Frog Dreaming is one those classic 80’s flicks that have a kid or kids going on adventures, never really in danger, and always ending up having a blast and getting the girl or boy in the end. Basically, a film that any kid growing up would love to live.
In Frog Dreaming, we follow one of those kids, named Cody, played by a very young Henry Thomas, who discovers a dead body near a lake, which may house a monster known by the native folk as a Donkegin. Cody seeks out answers on his own, getting help from all sorts of local natives, most notably Charlie Pride, who tells him that to be a man, he must look the Donkegin in the eyes. Cody may or may not exactly believe that it’s a Donkegin under the water, but that doesn’t stop him from using his cunning and intelligence for diving into the dark depths of the lake and figuring out exactly what is disturbing the waters.
Frog Dreaming is directed by Brian Trenchard-Smith, who, on the special features of the Blu-ray, quotes this as being his best film. Although I don’t agree with him (I adore Night of the Demons 2), he most certainly has crafted a fun adventure, with only a few faults. The faults of Frog Dreaming come into play near the end, where events unfold, but nothing is explained. Seriously, all sorts of unexplained things happen, and we are just meant to accept it and move on, but that is not a wise way of finishing this adventure off. Even a tiny bit of information would have been good; instead, the film jumps from one unexplained event into an even stranger unexplained event. I guess we are supposed to see Frog Dreaming as a sort of mystical tale that happens for reasons we don’t need to know.

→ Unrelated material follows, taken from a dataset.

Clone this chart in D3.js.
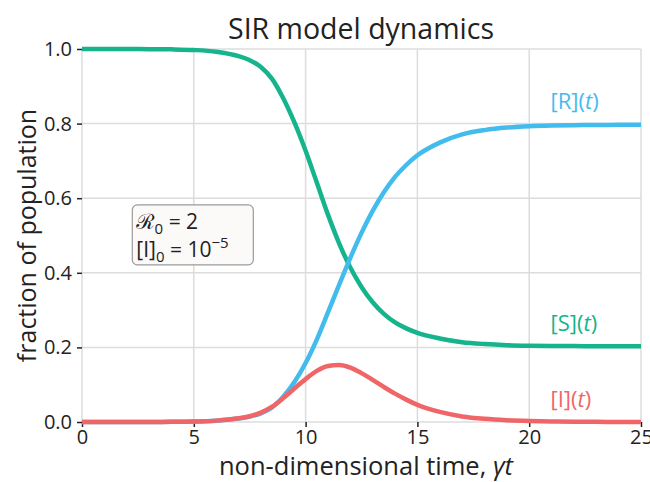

Even though the film doesn’t explain a thing, we do still get to enjoy a fun quest (the film was known as The Quest in North America), with a solid performance from Henry Thomas, the cool kid that everyone loves. Seriously, if I watched this movie as a kid, I would have walked into school the next day wearing a jean jacket and trying my darndest to be just like Cody. Instead, I was just an ordinary loser, all because I didn’t get to see this movie as a kid. Man, what my life would have been like if I had…
Umbrella Entertainment takes the honours of being the first to release Frog Dreaming on Blu-ray (and DVD for you weirdos that haven’t upgraded yet), and the results are fantastic. Although I am unable to find any information on what or where the transfer for Frog Dreaming came from, that needn’t worry you as the film looks phenomenal with no issues creeping their nasty heads up. Audio has been presented in DTS HD Master Audio 2.0, and the same that was said about the video applies here as well, solid all around.
Extra Features are plentiful, with an audio commentary with director Brian Trenchard-Smith, editor Brian Kavanagh, costume designer Aphrodite Kondos and Not Quite Hollywood Director Mark Hartley. For people who would rather watch interviews, we have extended interviews from Not Quite Hollywood. There is also a new feature titled The Depths of a Legend: Looking back on Frog Dreaming, which features director Brian Trenchard-Smith interviewing Henry Thomas. It runs 28-minutes and ends on a sweet note as Trenchard-Smith and Thomas watch a clip from the movie with big grins on their faces. We also get a new feature titled The Go Kids, which features interviews with Rachel Friend and Tamsin West, who played Wendy and Jane respectively. The feature runs roughly 17-minutes. Another feature that runs approx 5-minutes is a look at the filming locations. Rounding everything out is a theatrical trailer, image gallery, and a reverse sleeve with The Quest artwork used.
Frog Dreaming frustrates me, as I enjoyed the adventurous spirit of Cody, and all the shenanigans he enjoys. However, the unexplained ending(s) left a sour taste in my mouth. Nevertheless, the bitter taste isn’t enough to not recommend giving this movie a watch, and with Umbrella Entertainment’s Blu-ray, you’ll be owning a premium release.